Mountain bike advocates in Whistler are dumbfounded after receiving a draft of the updated Garibaldi Park Management Plan on Thursday, Nov. 15. The draft plan would continue to ban mountain biking in the section of the park that includes the Singing Pass and Musical Bumps trails, despite the almost 85 per cent of survey respondents in favour of full or limited access to the area.
It wasn't the only decision made by BC Parks that went against public opinion. Only 32 per cent of those surveyed supported heli-skiing in the park, but the draft plan would continue to grant permits for that use after the current permit expires in 2016.
The clear winner in the draft was the proposed Spearhead Hut plan, which would see three new all-season backcountry huts placed along a new trail that would be built around the Spearhead Traverse — including a new backcountry hut at Russet Lake. Survey respondents were 93 per cent in favour of the hut system.
The public will have an opportunity to comment on the draft at open houses in Whistler and Vancouver.

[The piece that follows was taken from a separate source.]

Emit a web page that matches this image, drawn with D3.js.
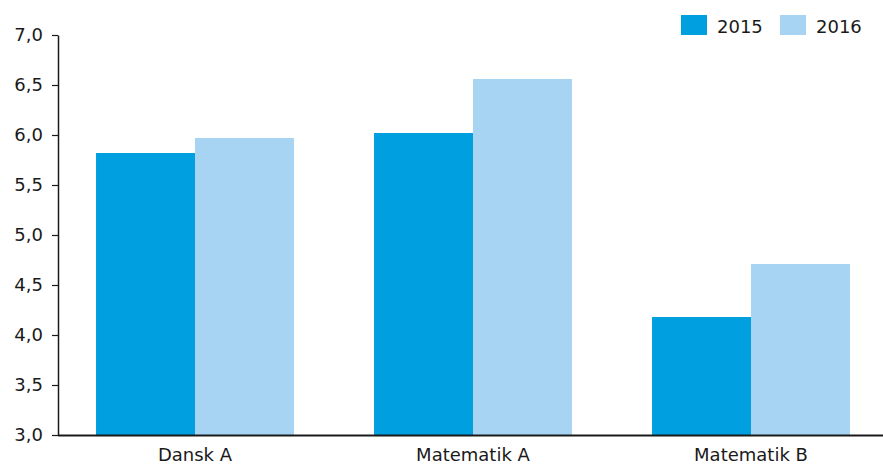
<!DOCTYPE html>
<html><head><meta charset="utf-8">
<script src="https://cdn.jsdelivr.net/npm/d3@7"></script>
<style>body{margin:0;background:#fff}svg{display:block}text{font-family:"DejaVu Sans",Verdana,sans-serif;fill:#1a1a1a}</style>
</head><body><svg id="c" width="883" height="465"></svg>
<script>
const categories = ["Dansk A", "Matematik A", "Matematik B"];
const seriesNames = ["2015", "2016"];
const values2015 = [5.82, 6.02, 4.18];
const values2016 = [5.97, 6.56, 4.71];
const yTicks = [3.0, 3.5, 4.0, 4.5, 5.0, 5.5, 6.0, 6.5, 7.0];
const colors = ["#009fe0", "#a8d4f4"];

const svg = d3.select("#c");
const x0 = d3.scaleBand().domain(categories).range([56, 890]).paddingInner(0.288).paddingOuter(0.144);
const x1 = d3.scaleBand().domain(seriesNames).range([0, x0.bandwidth()]);
const y = d3.scaleLinear().domain([3, 7]).range([435, 35]);

const data = categories.map((c, i) => ({cat: c, vals: [values2015[i], values2016[i]]}));
const g = svg.append("g");
g.selectAll("g.grp").data(data).join("g").attr("class", "grp")
  .attr("transform", d => `translate(${x0(d.cat)},0)`)
  .selectAll("rect").data(d => d.vals.map((v, j) => ({s: seriesNames[j], v, j})))
  .join("rect")
  .attr("x", d => x1(d.s)).attr("width", x1.bandwidth())
  .attr("y", d => y(d.v)).attr("height", d => y(3) - y(d.v))
  .attr("fill", d => colors[d.j]);

const FONT = '"DejaVu Sans",Verdana,sans-serif';
// y axis
const yAxis = d3.axisLeft(y).tickValues(yTicks).tickSize(6).tickSizeOuter(0)
  .tickFormat(d => d3.format(".1f")(d).replace(".", ","));
const ya = svg.append("g").attr("transform", "translate(58,0)").call(yAxis);
ya.select(".domain").attr("stroke", "#1a1a1a").attr("stroke-width", 1.5);
ya.selectAll(".tick line").attr("stroke", "#1a1a1a").attr("stroke-width", 1.2);
ya.selectAll(".tick text").attr("x", -15).style("font-size", "18px").attr("fill", "#1a1a1a")
  .style("font-family", FONT);

// x axis
const xAxis = d3.axisBottom(x0).tickSize(0).tickSizeOuter(0);
const xa = svg.append("g").attr("transform", "translate(0,435)").call(xAxis);
xa.select(".domain").attr("d", "M58,0.5H883").attr("stroke", "#1a1a1a").attr("stroke-width", 1.8);
xa.selectAll(".tick text").attr("y", 13).style("font-size", "18px").attr("fill", "#1a1a1a")
  .style("font-family", FONT);

// legend
const legX = [681, 780];
const leg = svg.append("g").selectAll("g").data(seriesNames).join("g")
  .attr("transform", (d, i) => `translate(${legX[i]},15)`);
leg.append("rect").attr("width", 26).attr("height", 20).attr("fill", (d, i) => colors[i]);
leg.append("text").attr("x", 36).attr("y", 18).style("font-size", "18px").text(d => d);
</script></body></html>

The Whistler open house is on Dec. 6 at the Whistler Conference Centre, from 4 p.m. to 7 p.m.
The Whistler Off-Road Cycling Association (WORCA) is working on its own proposal for mountain biking in the park, and shared its draft with Pique this week. WORCA feels BC Parks used old information to justify the exclusion of bikes, and wants to bring the province up to date on the sport and trail building standards.
WORCA's proposal requests partial access to the park on specific routes. For example, it agreed that sending bikes down Singing Pass Trail was too dangerous for hikers, and proposed that the route be uphill only. To get down, WORCA would build a mountain bike-specific descent from Singing Pass that would connect to Cheakamus Lake.

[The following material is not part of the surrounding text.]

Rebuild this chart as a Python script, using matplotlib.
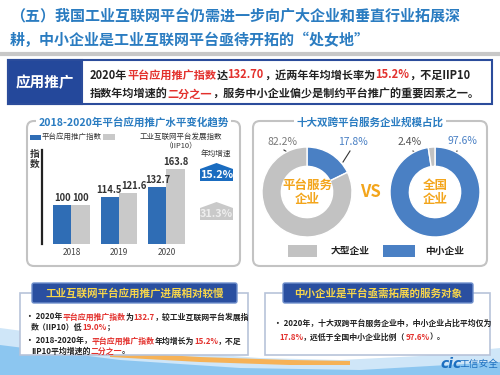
import matplotlib
matplotlib.use('Agg')
import matplotlib.pyplot as plt
from matplotlib.patches import FancyBboxPatch, Rectangle, Polygon
import numpy as np

plt.rcParams['font.family'] = ['Noto Sans CJK SC', 'DejaVu Sans']

# data
years = ['2018', '2019', '2020']
platform_index = [100, 114.5, 132.7]
iip10_index = [100, 121.6, 163.8]
platform_cagr = 15.2
iip10_cagr = 31.3
share_labels = ['中小企业', '大型企业']
platform_share = [17.8, 82.2]
national_share = [97.6, 2.4]

BLUE_T = '#2a7cc1'
NAVY = '#24489b'
RED = '#e3312d'
BAR_BLUE = '#2f6db5'
BAR_GRAY = '#c9c9c9'
PIE_BLUE = '#4a80c4'
PIE_GRAY = '#c2c2c2'
ORANGE = '#f3a51b'
TXT = '#222222'

fig = plt.figure(figsize=(5, 3.75), dpi=100)
fig.patch.set_facecolor('white')
bg = fig.add_axes([0, 0, 1, 1])
bg.set_xlim(0, 500)
bg.set_ylim(375, 0)
bg.axis('off')
renderer = fig.canvas.get_renderer()


def rich(x, y, parts, size, weight='bold'):
    # draw colored text pieces one after another
    for s, c in parts:
        t = bg.text(x, y, s, color=c, fontsize=size, fontweight=weight,
                    ha='left', va='center', zorder=6)
        x += t.get_window_extent(renderer).width
    return x


# bottom background swoosh
bg.add_patch(Polygon([(0, 328), (90, 340), (180, 352), (260, 358), (340, 360),
                      (420, 356), (500, 348), (500, 375), (0, 375)],
                     fc='#cfe6f8', ec='none', zorder=0))
bg.add_patch(Polygon([(0, 345), (120, 360), (240, 368), (360, 370), (500, 362),
                      (500, 375), (0, 375)], fc='#8cc6f0', ec='none', zorder=0))
bg.add_patch(Polygon([(110, 352), (200, 357), (290, 360), (350, 361),
                      (350, 365), (290, 365), (200, 362), (110, 357)],
                     fc='#f6b257', ec='none', zorder=0.5))

# heading
bg.text(10, 16, '（五）我国工业互联网平台仍需进一步向广大企业和垂直行业拓展深',
        fontsize=10.8, fontweight='bold', color=BLUE_T, va='center')
bg.text(10, 40, '耕，中小企业是工业互联网平台亟待开拓的“处女地”',
        fontsize=10.8, fontweight='bold', color=BLUE_T, va='center')
bg.plot([0, 500], [54, 54], color='#c8c8c8', lw=3, zorder=1)

# summary box
bg.add_patch(Rectangle((8, 60), 484, 44, fc='white', ec='#2b4c9b', lw=1.5, zorder=2))
bg.add_patch(Rectangle((8, 60), 74, 44, fc=NAVY, ec='#2b4c9b', lw=1.5, zorder=3))
bg.text(45, 82, '应用推广', color='white', fontsize=10.5, fontweight='bold',
        ha='center', va='center', zorder=4)
rich(90, 75, [('2020年', TXT), ('平台应用推广指数', RED), ('达', TXT),
              ('132.70', RED), ('，近两年年均增长率为', TXT), ('15.2%', RED),
              ('，不足IIP10', TXT)], 8)
rich(90, 94, [('指数年均增速的', TXT), ('二分之一', RED),
              ('，服务中小企业偏少是制约平台推广的重要因素之一。', TXT)], 8)

# panels
for x0, w, title in [(27, 213, '2018-2020年平台应用推广水平变化趋势'),
                     (253, 234, '十大双跨平台服务企业规模占比')]:
    bg.add_patch(FancyBboxPatch((x0, 121), w, 145,
                                boxstyle='round,pad=0,rounding_size=7',
                                fc='white', ec='#c3c3c3', lw=1.5, zorder=1))
    bg.text(x0 + w / 2, 122, title, color=BLUE_T, fontsize=7.6, fontweight='bold',
            ha='center', va='center', zorder=3,
            bbox=dict(fc='white', ec='none', pad=1.5))

# left legend
bg.add_patch(Rectangle((30, 134.5), 11, 5, fc=BAR_BLUE, ec='none', zorder=3))
bg.text(42, 137, '平台应用推广指数', fontsize=5.4, color='#333333', va='center')
bg.add_patch(Rectangle((103, 134), 12, 6, fc=BAR_GRAY, ec='none', zorder=3))
bg.text(181, 137, '工业互联网平台发展指数', fontsize=5.4, color='#333333',
        va='center', ha='center')
bg.text(181, 146, '（IIP10）', fontsize=5.4, color='#333333', va='center', ha='center')
bg.text(35, 159, '指\n数', fontsize=7, fontweight='bold', color='#333333',
        va='center', ha='center', linespacing=1.0)

# bar chart
ax = fig.add_axes([42 / 500, (375 - 244) / 375, 153 / 500, 94 / 375])
ax.set_facecolor('none')
x = np.arange(len(years))
bw = 0.38
ax.bar(x - bw / 2, platform_index, bw, color=BAR_BLUE)
ax.bar(x + bw / 2, iip10_index, bw, color=BAR_GRAY)
# small nudges so the 2019 labels don't collide
nudge_blue = [0, -0.03, 0]
nudge_gray = [0, 0.12, 0]
for xi, v, d in zip(x, platform_index, nudge_blue):
    ax.text(xi - bw / 2 + d, v + 3, f'{v:g}', ha='center', va='bottom',
            fontsize=6.8, fontweight='bold', color='#333333')
for xi, v, d in zip(x, iip10_index, nudge_gray):
    ax.text(xi + bw / 2 + d, v + 3, f'{v:g}', ha='center', va='bottom',
            fontsize=6.8, fontweight='bold', color='#333333')
ax.set_xlim(-0.62, 2.6)
ax.set_ylim(31, 197.5)
ax.set_xticks(x, years)
ax.tick_params(axis='x', length=0, labelsize=6, colors='#444444', pad=3)
ax.set_yticks([])
for s in ['top', 'right', 'bottom']:
    ax.spines[s].set_visible(False)
ax.spines['left'].set_linewidth(1.6)
ax.spines['left'].set_color('#222222')

# growth badges
bg.text(216, 154, '年均增速', fontsize=5.5, color='#333333', ha='center', va='center')
for top, fc, tc, val in [(163, '#1a6cc0', 'white', platform_cagr),
                         (202, '#c9c9c9', '#eeeeee', iip10_cagr)]:
    bg.add_patch(Polygon([(200, top + 6), (216.5, top), (233, top + 6),
                          (233, top + 18), (200, top + 18)], fc=fc, ec='none', zorder=3))
    bg.text(216.5, top + 12, f'{val}%', color=tc, fontsize=7.8, fontweight='bold',
            ha='center', va='center', zorder=4)

# donuts
for cx, cy, r, vals, center_txt in [(307, 192, 45, platform_share, '平台服务\n企业'),
                                     (435, 192, 45, national_share, '全国\n企业')]:
    pa = fig.add_axes([(cx - r) / 500, (375 - cy - r) / 375, 2 * r / 500, 2 * r / 375])
    pa.pie(vals, colors=[PIE_BLUE, PIE_GRAY], startangle=90, counterclock=False,
           radius=1, wedgeprops=dict(width=0.43, edgecolor='white', linewidth=1))
    pa.set_xlim(-1, 1)
    pa.set_ylim(-1, 1)
    pa.text(0, 0, center_txt, color=ORANGE, fontsize=9, fontweight='bold',
            ha='center', va='center', linespacing=1.1)

bg.text(370, 192, 'VS', color=ORANGE, fontsize=12, fontweight='bold',
        ha='center', va='center')

# donut labels with leader lines
pie_labels = [(f'{platform_share[1]}%', '#7a7a7a', (282, 142), (284, 150), (295, 157)),
              (f'{platform_share[0]}%', PIE_BLUE, (353, 142), (350, 151), (343, 162)),
              (f'{national_share[1]}%', '#555555', (410, 142), (413, 151), (430, 163)),
              (f'{national_share[0]}%', PIE_BLUE, (462, 141), (457, 151), (452, 162))]
for txt, c, tp, p0, p1 in pie_labels:
    bg.text(tp[0], tp[1], txt, color=c, fontsize=7.5, ha='center', va='center', zorder=5)
    bg.plot([p0[0], p1[0]], [p0[1], p1[1]], color='#333333', lw=0.8, zorder=6)

# donut legend
bg.add_patch(Rectangle((288, 245), 29, 12, fc=PIE_GRAY, ec='none', zorder=3))
bg.text(331, 251, share_labels[1], fontsize=7, fontweight='bold', color=TXT, va='center')
bg.add_patch(Rectangle((383, 245), 32, 12, fc=PIE_BLUE, ec='none', zorder=3))
bg.text(425, 251, share_labels[0], fontsize=7, fontweight='bold', color=TXT, va='center')

# bottom boxes
for bx, bw_, hx, hw, head in [(20, 228, 32, 205, '工业互联网平台应用推广进展相对较慢'),
                              (265, 225, 283, 190, '中小企业是平台亟需拓展的服务对象')]:
    bg.add_patch(Rectangle((bx, 293), bw_, 62, fc='white', ec='#b7c3d9', lw=1.2, zorder=1))
    bg.add_patch(FancyBboxPatch((hx, 283), hw, 20, boxstyle='round,pad=0,rounding_size=2',
                                fc='#2a4fa0', ec='#6f8fcc', lw=1, zorder=3))
    bg.text(hx + hw / 2, 293, head, color='#f7d64b', fontsize=7.6, fontweight='bold',
            ha='center', va='center', zorder=4)

rich(26, 317, [('• 2020年', TXT), ('平台应用推广指数', RED), ('为', TXT), ('132.7', RED),
               ('，较工业互联网平台发展指', TXT)], 5.7)
rich(31, 327, [('数（IIP10）低', TXT), ('19.0%', RED), ('；', TXT)], 5.7)
rich(26, 341, [('• 2018-2020年，', TXT), ('平台应用推广指数', RED), ('年均增长为', TXT),
               ('15.2%', RED), ('，不足', TXT)], 5.7)
rich(31, 351, [('IIP10平均增速的', TXT), ('二分之一', RED), ('。', TXT)], 5.7)

rich(274, 323, [('• 2020年，十大双跨平台服务企业中，中小企业占比平均仅为', TXT)], 5.7)
rich(279, 337, [('17.8%', RED), ('，远低于全国中小企业比例（', TXT), ('97.6%', RED),
                ('）。', TXT)], 5.7)

# logo
bg.text(451, 364, 'cic', color='#1c6fc0', fontsize=10, fontweight='bold',
        fontstyle='italic', ha='center', va='center', family='DejaVu Sans')
bg.text(479, 364, '工信安全', color='#1c6fc0', fontsize=7, ha='center', va='center')

fig.savefig('out.png', dpi=100, facecolor='white')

The WORCA plans would require working with tenure holder Whistler Blackcomb to develop the trail in exchange for offering it to the mountain's own customers as a lift-accessible option.
WORCA spokesperson Louise MacDougall said that WORCA's plan would directly address some of the objections that the province had opening the trails to mountain bikers.
"We want to come to them with a really detailed proposal of how we see (alpine mountain biking) working rather than just asking them to ease the ban," she said. "I don't think there's a lot of understanding of the changes that there have been in the sport. For example, trails are being built more efficiently and have less erosion because the standards have improved so much over the years. We feel we need to put that forward and explain it, and have some detailed descriptions of where we see trails working.
"We're really hopeful they'll listen because the survey was really positive for mountain biking."
As well, the BC Parks draft doesn't take into account the growing popularity of mountain biking when compared to hiking, says MacDougall, or the fact that groups like WORCA can bring huge resources to build and maintain trails.
WORCA will be presenting its proposal to members before the Dec. 6 public meeting. Additonally, WORCA is changing its mandate to include trail building as well as trail maintenance, recognizing the need to develop new trails including the alpine.
WORCA was formed in 1989 in response to the last Garibaldi Park Management Plan, which banned mountain biking in the Singing Pass area while allowing it in the Cheakamus Lake and Elfin Lakes areas. Reopening the park to bikes has been a core mandate of the association, which broke 1,800 members in 2012.
Close to 1,000 people responded to the BC Parks survey. They also received 25 written submissions from stakeholder groups.
Of those respondents, roughly half were in support of mountain biking in the park, while another 35 per cent were supportive "provided there were some conditions placed on how this activity is managed." Of the 15 per cent who were opposed, concerns include user conflicts, damage to trails and alpine ecosystems and the cost of trail maintenance. First Nations stakeholders questioned the compatibility and acceptability of this activity within the park, and damage to the ecology.
In its own analysis, BC Parks indicated it was "concerned that opening this area up to mountain biking would detract from a high-quality hiking experience. Furthermore, to minimize unauthorized off-trail use and conflicts between users, well-defined, dedicated bike trails and associated infrastructure would be required, which are costly to implement and maintain, and result in cumulate impacts to the alpine ecosystem and wildlife."
On the issue of heli-skiing and the lack of support from the survey, BC Parks said the "ongoing operation of Whistler Heli-Skiing is important to Whistler's economy and contributes to the diversity of the recreational opportunities offered in the park. Furthermore, the presence of the heli-ski operator in the park provides an important measure of public safety." However, the draft management plan would not expand current heli-ski tenures further into the park or consider any new areas, and would create a process where BC Parks work with Whistler Heli-Skiing to place restrictions on usage to minimize user conflicts, and impacts on mountain goats and other wildlife. The complete report is online at www.env.gov.bc.ca/bcparks/planning/mgmtplns/garibaldi/garibaldi_mp.html.